Ivins then returned to a discussion of the bosses with whom the Colonel had worked, Platt being the ultimate or “easy boss” followed by Benjamin Odell and then Barnes, endeavoring to demonstrate that the defendant had cooperated with the bosses throughout his career. Roosevelt didn’t deny it, admitting, “I conferred and consulted with Mr. Platt with a genuine purpose to what he wished whenever I honorably could with regard to the interest of the party, with a genuine desire to keep the Republican Party together and minimize the centrifugal influences within the Republican Party to prevent it from flying asunder.”

“I congratulate you upon you...” Ivins began, his trademark sarcasm springing up, but before he might complete his thought Bowers objected. Ivins then asked if Roosevelt had any differences with Platt.

“You congratulate me?” the Colonel came back with his own disdain. He used the word centrifugal, he explained, because it was an expression he had used in a letter to a colleague.

That too intrigued Ivins, who offered, “As a matter of fact you have used phrases, built them up, formulated them, finally got them into ultimate shape which was satisfactory to you, have you not?”

Like seasoned duelists, they thrust and parried, searching for an opening to exploit, while fending off the bothersome probes. “Sometimes,” the Colonel agreed, a finger to his lips, his eyes raised to the ceiling in thought, and then added, “sometimes I have struck them off by accident.”

Late in the afternoon the battering in the street became so loud that it became almost impossible to hear the testimony. Judge Andrews finally paused the proceedings and pleaded with Sheriff Mathews to do whatever was necessary to stop it. The burly sheriff nodded and said he would do his best.

Ivins eventually continued in his effort to paint Roosevelt as a different kind of political boss, but still a boss, wondering if in all his dealings with the bosses the defendant had any differences with them at all? Indeed he had, Roosevelt said. “I can’t tell you all of them but for instance they wanted to pass the Astoria Gas Bill and I wouldn’t consent save under conditions that made them abandon it. They wanted me to pass a bi-partisan State Constabulary Bill...but I became convinced that the people as a whole were against it so I declined to put it through... I had a disagreement with Mr. Platt about the appointment of a Superintendent of Public Works...

“I regarded the appointment of a Superintendent of Public Works who had charge of the canal as being the most important appointment that I had to make.” Additionally, as governor he had to appoint the legal counsel for the canals, and as there was some question about the conduct of the canal management, that also was an extremely sensitive appointment. “Mr. Platt wished me to make the senior counsel a Republican and I declined to; I said I wished to appoint both of them Democrats so that there would be no question of party influence preventing the prosecution of any man who had done wrong...

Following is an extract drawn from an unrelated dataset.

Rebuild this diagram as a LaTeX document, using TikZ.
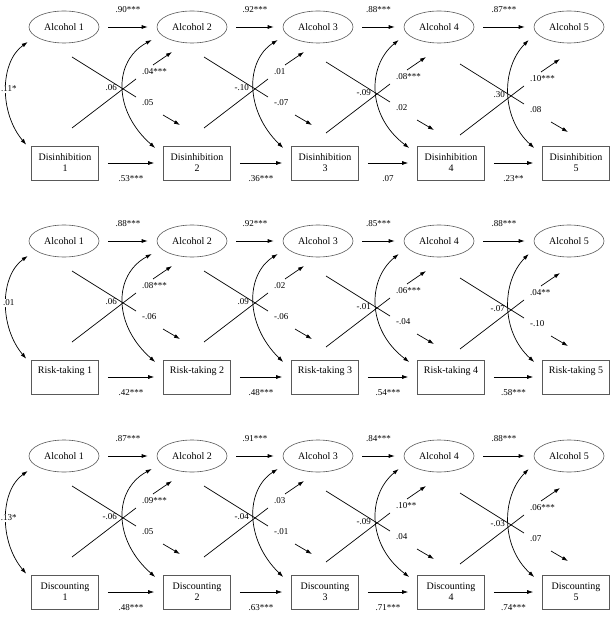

“I had my own way on a number of those things. The point where I had to ask (Mr. Platt) to use his influence, where he of his own accord used his influence and where I thanked him for it, it would not have gotten through without his influence, was the passage of the Civil Service Reform. I remember that because I got one Democrat to vote for it and there were 25 Republicans and a good number of those 25 would not have voted for it if Mr. Platt had not asked them to do so.”

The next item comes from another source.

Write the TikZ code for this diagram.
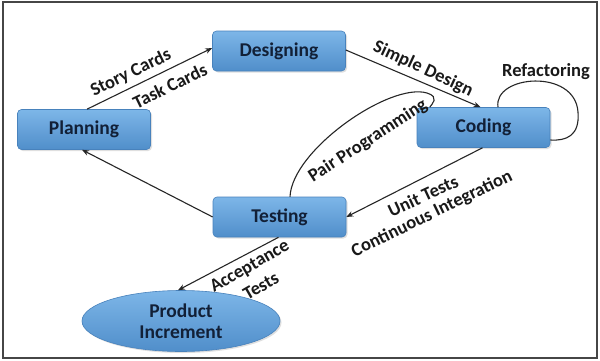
\documentclass[tikz,border=0pt]{standalone}
\usepackage{fontspec}
\setmainfont{Carlito}
\usetikzlibrary{arrows.meta,shapes.geometric,shadows,calc}
\definecolor{boxtop}{RGB}{125,182,232}
\definecolor{boxmid}{RGB}{104,166,222}
\definecolor{boxbot}{RGB}{80,142,202}
\definecolor{boxline}{RGB}{72,130,188}
\definecolor{txt}{RGB}{18,32,55}
\definecolor{frame}{RGB}{70,70,70}
\tikzset{
  stagebox/.style={rectangle, rounded corners=4pt, minimum width=133pt, minimum height=40pt,
    top color=boxtop, middle color=boxmid, bottom color=boxbot, draw=boxline, line width=0.6pt,
    drop shadow={opacity=0.25, shadow xshift=1.5pt, shadow yshift=-1.5pt},
    text=txt, font=\fontsize{19.5}{21}\selectfont\bfseries, inner sep=0pt},
  endell/.style={ellipse, minimum width=198pt, minimum height=61pt, inner sep=0pt,
    top color=boxtop, middle color=boxmid, bottom color=boxbot, draw=boxline, line width=0.6pt,
    drop shadow={opacity=0.25, shadow xshift=1.5pt, shadow yshift=-1.5pt},
    text=txt, font=\fontsize{19.5}{21}\selectfont\bfseries, align=center},
  flow/.style={line width=1.1pt, draw=black!85, -{Stealth[length=7pt,width=5.5pt]}},
  loopline/.style={line width=1.1pt, draw=black!85},
  lbl/.style={text=black!90, font=\fontsize{18.5}{19}\selectfont\bfseries, inner sep=0pt}
}
\begin{document}
\begin{tikzpicture}[x=1pt,y=-1pt]
\useasboundingbox (0,0) rectangle (600,360);
\fill[white] (0,0) rectangle (600,360);
\draw[frame, line width=2pt] (2.5,1.5) rectangle (597,358);

\node[stagebox] (de) at (279,51) {Designing};
\node[stagebox] (pl) at (84,129.5) {Planning};
\node[stagebox] (co) at (483.5,127.5) {Coding};
\node[stagebox] (te) at (279.5,217) {Testing};
\node[endell] (pi) at (181,321) {Product\\Increment};

\draw[flow] ($(pl.north)+(3,0)$) -- ($(de.west)+(0,-3)$);
\draw[flow] ($(de.east)+(0,-1)$) -- ($(co.north)+(-3,0)$);
\draw[flow] ($(co.south)+(-1,0)$) -- (te.east);
\draw[flow] (te.west) -- ($(pl.south)+(-2,0)$);
\draw[flow] ($(te.south)+(-1,0)$) -- ($(pi.north)+(-3,0)$);

\draw[loopline] ($(co.north)+(14.5,0)$) .. controls (493,75) and (575,68) .. (578,112)
   .. controls (580,136) and (566,141) .. ($(co.east)+(0,12.5)$);
\draw[loopline] ($(te.north)+(10.5,0)$) .. controls (292,150) and (390,82) .. (427,93)
   .. controls (440,97) and (432,104) .. ($(co.north west)+(13,0)$);

\node[lbl, rotate=26] (l1) at (131,73) {Story Cards};
\node[lbl, rotate=26] (l2) at (170,86) {Task Cards};
\node[lbl, rotate=-25] (l3) at (423,69) {Simple Design};
\node[lbl] (l4) at (546,72) {Refactoring};
\node[lbl, rotate=33] (l5) at (368,141) {Pair Programming};
\node[lbl, rotate=25] (l6) at (423,196) {Unit Tests};
\node[lbl, rotate=26] (l7) at (432,214) {Continuous Integration};
\node[lbl, rotate=30] (l8) at (250,267) {Acceptance};
\node[lbl, rotate=30] (l9) at (261,286) {Tests};
\end{tikzpicture}
\end{document}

Circling back once again Mr. Ivins chided, “You did not have an attack of righteousness...for his influence with the legislature?”

Heaven forbid, was the Colonel’s attitude, who responded as if he were taken aback. “On the contrary I praised him for his righteousness in passing the bill. Mr. Ivins, I did my best to get on with Mr. Platt and all the other members of the organization; I in good faith endeavored to keep the organization intact and to make it the responsive servant of the rank and file of the party and of the people as a whole, and I never broke with Mr. Platt or Mr. Barnes until I could not help doing so in order to serve decency as I regarded it. I regarded myself as an organization man.”

Hearing the echo of a self-serving political speech, Ivins dismissed it, telling him, “You need not treat me as a mass meeting because I am not.”

Bowers felt a need to interrupt. “No,” he said, “he is doing you good.”

Ivins said drolly, “He is not getting me very much excited.”

Bowers agreed with that, as the Colonel grinned. “No, you are sleeping.” And once again the courtroom burst into appreciative laughter.

Persisting in finding those issues on which the defendant had disagreed with the bosses, Ivins asked if the Colonel recalled correspondence about a series of proposed bills or appointments. Roosevelt responded that he did not, explaining that “since 1898 I have answered in writing from one hundred to one hundred and fifty thousand letters.”

This was an amazing claim, causing Ivins to note with a bit of dramatic awe, “Since then you have probably written more than any other man in the United States, haven’t you?”

Roosevelt supported his claim, “I don’t know,” he said. “But I have written from one hundred to one hundred and fifty thousand letters. I have had to deal as Governor and President with thousands of bills. I remember many of them and there are many of those that I don’t remember.”

After a spirited and detailed discussion of several of those bills without either side making much gain, Ivins entered four letters into the record. Written in 1900, they concerned the search for Roosevelt’s successor as governor. The Colonel and the boss had very different views on this; Roosevelt suggested an Independent would fit the bill, Platt insisted on a Republican. T.R. responded that the right Republican would be satisfactory to him and suggested either Root or former chief judge Charles Andrews, the father of the presiding judge who had just been in court yesterday. In what clearly was an uncomfortable few moments, this letter challenged Platt’s statement that either of those men would lower the standard; rather, Roosevelt wrote, they would raise that standard. Roosevelt was positively giddy as that letter was read to its end. “The organization should strive to give wise and upright government to the State.”

The afternoon session closed with Ivins reading a telegram the defendant had sent to Platt after the Republican Party’s watered down version of the Franchise Tax Bill, which Roosevelt had fought strongly against, had been passed. “Three cheers,” the telegram read. Asked if he remembered sending it, he replied that he did not, but admitted with a booming laugh that resonated from wall-to-wall, “It is a characteristic telegram,” then added in his truly characteristic high falsetto voice, “I have no doubt I sent it.”

As the Times reported, “Court adjourned for the day in a gale of laughter.”